◆ **DIRECTIVE**
Sort through the entries below and pull out lines containing the word "this".

----- PROVIDED ENTRIES

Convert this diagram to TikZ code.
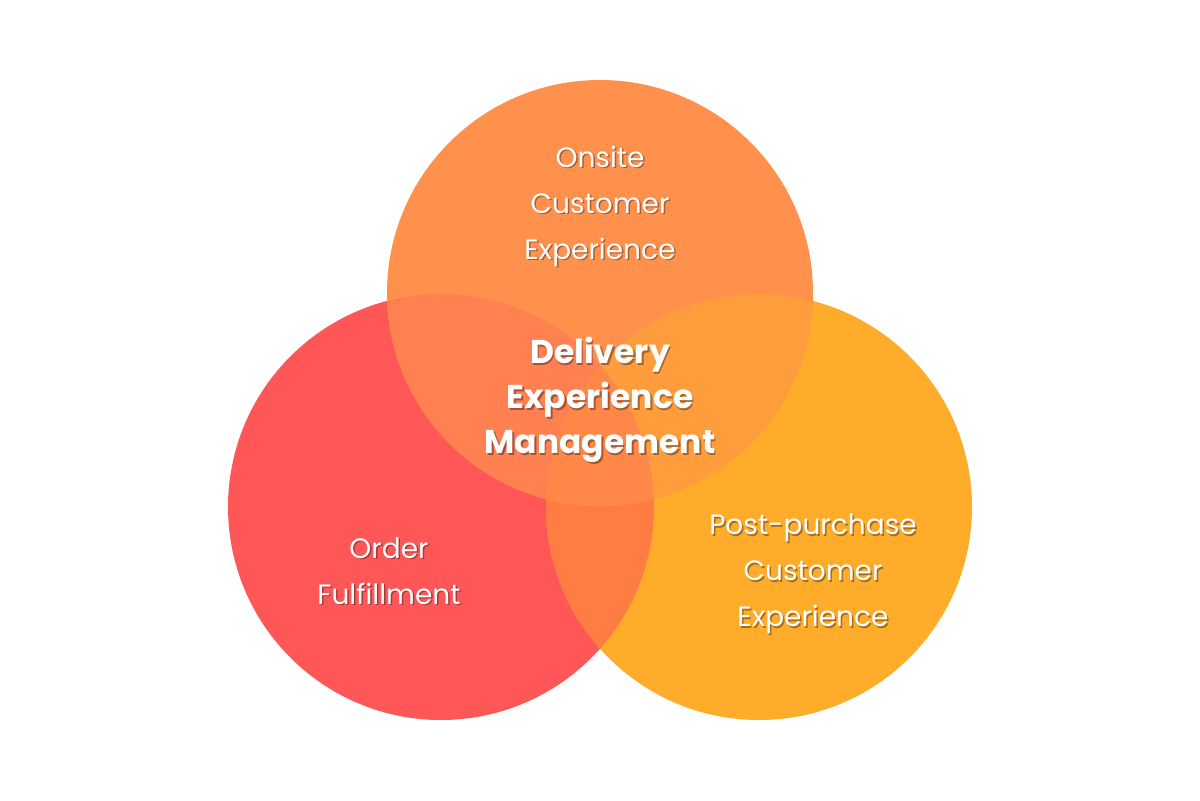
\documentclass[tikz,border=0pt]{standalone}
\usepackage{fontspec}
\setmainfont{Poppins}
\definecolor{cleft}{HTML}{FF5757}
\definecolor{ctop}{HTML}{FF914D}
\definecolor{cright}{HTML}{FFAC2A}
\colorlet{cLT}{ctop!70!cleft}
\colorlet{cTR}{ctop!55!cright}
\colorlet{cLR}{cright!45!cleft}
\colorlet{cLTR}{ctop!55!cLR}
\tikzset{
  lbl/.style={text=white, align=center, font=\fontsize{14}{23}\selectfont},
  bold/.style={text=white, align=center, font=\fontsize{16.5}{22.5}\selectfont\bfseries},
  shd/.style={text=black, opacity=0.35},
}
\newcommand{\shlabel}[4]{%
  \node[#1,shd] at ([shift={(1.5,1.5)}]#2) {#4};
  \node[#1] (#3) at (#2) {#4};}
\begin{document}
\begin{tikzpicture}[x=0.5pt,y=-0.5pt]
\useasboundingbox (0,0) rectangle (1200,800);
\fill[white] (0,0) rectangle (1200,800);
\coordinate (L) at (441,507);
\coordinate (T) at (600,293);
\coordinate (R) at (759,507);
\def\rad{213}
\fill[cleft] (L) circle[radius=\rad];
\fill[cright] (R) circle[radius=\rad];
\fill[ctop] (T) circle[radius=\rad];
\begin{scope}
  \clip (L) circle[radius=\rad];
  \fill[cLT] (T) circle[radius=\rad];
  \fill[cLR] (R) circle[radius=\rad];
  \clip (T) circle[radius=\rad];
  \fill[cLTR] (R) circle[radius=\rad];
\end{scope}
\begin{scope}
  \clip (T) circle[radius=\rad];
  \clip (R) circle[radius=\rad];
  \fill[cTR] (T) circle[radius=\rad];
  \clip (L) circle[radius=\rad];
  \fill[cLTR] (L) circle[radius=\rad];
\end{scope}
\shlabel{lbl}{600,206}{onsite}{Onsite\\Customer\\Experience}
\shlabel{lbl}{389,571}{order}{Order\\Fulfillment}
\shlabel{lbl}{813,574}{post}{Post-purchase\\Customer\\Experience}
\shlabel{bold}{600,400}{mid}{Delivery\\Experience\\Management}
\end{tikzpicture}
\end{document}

----------
----- PROVIDED ENTRIES

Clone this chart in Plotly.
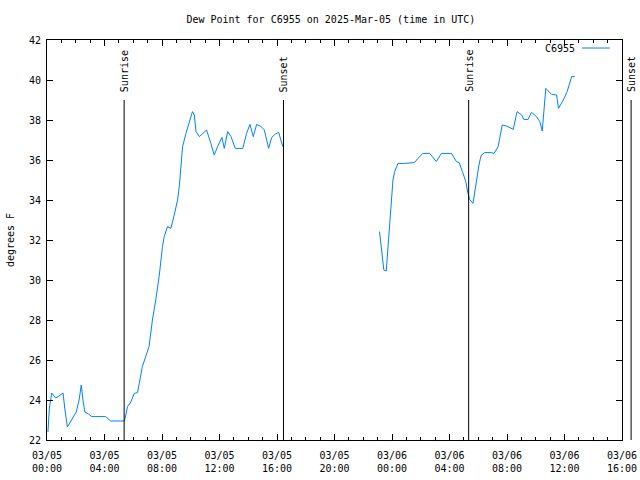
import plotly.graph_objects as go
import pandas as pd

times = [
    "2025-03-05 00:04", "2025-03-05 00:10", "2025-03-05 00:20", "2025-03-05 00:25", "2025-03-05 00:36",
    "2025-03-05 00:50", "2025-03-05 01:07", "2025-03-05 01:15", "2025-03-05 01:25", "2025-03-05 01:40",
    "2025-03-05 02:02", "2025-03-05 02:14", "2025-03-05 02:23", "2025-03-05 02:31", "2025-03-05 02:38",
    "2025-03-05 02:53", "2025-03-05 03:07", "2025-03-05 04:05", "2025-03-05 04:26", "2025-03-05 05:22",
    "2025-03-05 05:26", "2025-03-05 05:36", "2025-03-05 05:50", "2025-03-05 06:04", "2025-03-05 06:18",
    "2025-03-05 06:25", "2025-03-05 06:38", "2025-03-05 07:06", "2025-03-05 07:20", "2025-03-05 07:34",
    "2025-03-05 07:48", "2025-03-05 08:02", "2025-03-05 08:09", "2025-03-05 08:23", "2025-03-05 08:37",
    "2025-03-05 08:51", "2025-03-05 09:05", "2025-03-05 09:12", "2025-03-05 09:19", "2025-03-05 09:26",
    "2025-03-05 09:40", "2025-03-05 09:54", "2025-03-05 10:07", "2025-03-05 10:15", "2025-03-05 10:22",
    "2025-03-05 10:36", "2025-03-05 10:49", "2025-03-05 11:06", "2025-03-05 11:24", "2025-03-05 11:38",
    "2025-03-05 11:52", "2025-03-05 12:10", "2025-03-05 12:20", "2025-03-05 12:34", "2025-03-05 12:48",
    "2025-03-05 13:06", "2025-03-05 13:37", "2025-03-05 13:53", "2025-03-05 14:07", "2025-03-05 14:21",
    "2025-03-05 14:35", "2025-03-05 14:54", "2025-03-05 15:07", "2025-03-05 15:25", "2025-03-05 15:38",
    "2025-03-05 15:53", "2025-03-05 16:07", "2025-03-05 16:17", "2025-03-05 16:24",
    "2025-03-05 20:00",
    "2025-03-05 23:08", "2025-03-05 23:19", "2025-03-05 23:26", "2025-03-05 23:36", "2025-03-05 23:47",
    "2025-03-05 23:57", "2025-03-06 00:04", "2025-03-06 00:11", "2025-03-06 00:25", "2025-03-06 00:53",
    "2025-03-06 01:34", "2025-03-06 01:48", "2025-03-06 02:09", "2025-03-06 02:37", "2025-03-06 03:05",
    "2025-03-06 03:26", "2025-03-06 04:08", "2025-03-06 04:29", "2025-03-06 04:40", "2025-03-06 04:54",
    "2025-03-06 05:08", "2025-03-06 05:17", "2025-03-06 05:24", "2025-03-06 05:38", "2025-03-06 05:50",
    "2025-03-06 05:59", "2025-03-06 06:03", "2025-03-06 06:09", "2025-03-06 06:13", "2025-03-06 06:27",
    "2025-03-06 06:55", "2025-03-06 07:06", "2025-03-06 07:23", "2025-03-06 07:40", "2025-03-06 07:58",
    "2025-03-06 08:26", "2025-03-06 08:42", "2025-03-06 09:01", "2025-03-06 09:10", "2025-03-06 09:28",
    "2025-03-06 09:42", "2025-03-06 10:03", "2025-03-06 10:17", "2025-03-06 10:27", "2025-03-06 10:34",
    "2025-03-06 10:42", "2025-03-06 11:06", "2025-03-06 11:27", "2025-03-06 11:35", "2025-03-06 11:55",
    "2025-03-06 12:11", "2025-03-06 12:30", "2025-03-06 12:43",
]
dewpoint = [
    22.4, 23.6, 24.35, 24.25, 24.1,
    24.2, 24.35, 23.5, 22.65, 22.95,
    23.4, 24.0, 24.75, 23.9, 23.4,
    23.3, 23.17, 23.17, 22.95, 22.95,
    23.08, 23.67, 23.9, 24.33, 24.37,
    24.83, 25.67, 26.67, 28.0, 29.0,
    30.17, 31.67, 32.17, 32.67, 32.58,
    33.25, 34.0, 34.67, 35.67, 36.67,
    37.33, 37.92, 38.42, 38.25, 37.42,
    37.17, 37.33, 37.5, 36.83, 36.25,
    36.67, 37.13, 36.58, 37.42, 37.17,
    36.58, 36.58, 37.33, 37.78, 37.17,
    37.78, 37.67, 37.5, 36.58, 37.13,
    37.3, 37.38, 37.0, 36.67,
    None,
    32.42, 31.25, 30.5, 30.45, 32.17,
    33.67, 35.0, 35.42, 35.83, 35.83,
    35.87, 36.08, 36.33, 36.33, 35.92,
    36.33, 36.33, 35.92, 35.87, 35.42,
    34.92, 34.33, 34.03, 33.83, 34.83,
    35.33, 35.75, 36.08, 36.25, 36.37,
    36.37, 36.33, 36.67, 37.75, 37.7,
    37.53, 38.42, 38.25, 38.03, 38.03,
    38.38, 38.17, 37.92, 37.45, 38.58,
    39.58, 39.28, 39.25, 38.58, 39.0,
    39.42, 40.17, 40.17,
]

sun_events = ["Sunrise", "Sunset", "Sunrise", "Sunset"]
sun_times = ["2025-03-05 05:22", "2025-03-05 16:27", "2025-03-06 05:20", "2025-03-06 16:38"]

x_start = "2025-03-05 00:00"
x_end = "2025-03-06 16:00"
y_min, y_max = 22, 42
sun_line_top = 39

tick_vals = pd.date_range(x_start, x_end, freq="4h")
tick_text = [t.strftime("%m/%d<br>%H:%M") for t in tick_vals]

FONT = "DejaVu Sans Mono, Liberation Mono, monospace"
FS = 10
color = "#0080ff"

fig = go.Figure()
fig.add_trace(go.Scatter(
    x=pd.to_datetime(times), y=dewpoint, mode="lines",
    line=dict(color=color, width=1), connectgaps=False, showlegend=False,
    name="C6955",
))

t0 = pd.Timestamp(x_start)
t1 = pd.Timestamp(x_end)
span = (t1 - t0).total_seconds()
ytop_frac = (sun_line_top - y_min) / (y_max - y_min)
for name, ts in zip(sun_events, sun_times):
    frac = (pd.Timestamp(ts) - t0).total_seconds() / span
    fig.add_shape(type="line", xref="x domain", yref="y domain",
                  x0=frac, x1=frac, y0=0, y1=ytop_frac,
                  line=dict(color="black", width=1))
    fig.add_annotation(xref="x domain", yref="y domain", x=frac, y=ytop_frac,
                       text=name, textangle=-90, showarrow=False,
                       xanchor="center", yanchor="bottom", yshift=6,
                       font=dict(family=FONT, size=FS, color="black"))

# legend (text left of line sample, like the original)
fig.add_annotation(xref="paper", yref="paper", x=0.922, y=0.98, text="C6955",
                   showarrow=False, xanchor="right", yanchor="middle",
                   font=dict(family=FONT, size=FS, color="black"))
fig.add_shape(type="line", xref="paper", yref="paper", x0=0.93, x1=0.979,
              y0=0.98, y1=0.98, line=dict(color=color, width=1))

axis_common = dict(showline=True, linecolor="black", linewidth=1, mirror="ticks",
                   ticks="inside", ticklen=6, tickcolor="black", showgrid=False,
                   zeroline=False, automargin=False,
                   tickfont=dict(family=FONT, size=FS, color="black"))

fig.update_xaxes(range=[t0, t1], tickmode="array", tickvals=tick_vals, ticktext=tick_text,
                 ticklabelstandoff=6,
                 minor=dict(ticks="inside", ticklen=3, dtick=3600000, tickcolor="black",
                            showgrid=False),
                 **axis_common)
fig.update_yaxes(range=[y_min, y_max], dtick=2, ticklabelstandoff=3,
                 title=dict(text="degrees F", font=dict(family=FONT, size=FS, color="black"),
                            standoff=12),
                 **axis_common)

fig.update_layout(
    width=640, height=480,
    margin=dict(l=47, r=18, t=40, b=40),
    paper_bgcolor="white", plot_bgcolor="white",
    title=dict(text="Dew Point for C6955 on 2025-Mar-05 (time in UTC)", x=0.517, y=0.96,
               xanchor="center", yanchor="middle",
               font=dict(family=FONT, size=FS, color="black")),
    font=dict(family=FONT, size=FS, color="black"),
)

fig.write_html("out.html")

----------

◆ **EXPECTED ANSWER**
Convert this diagram to TikZ code.
Clone this chart in Plotly.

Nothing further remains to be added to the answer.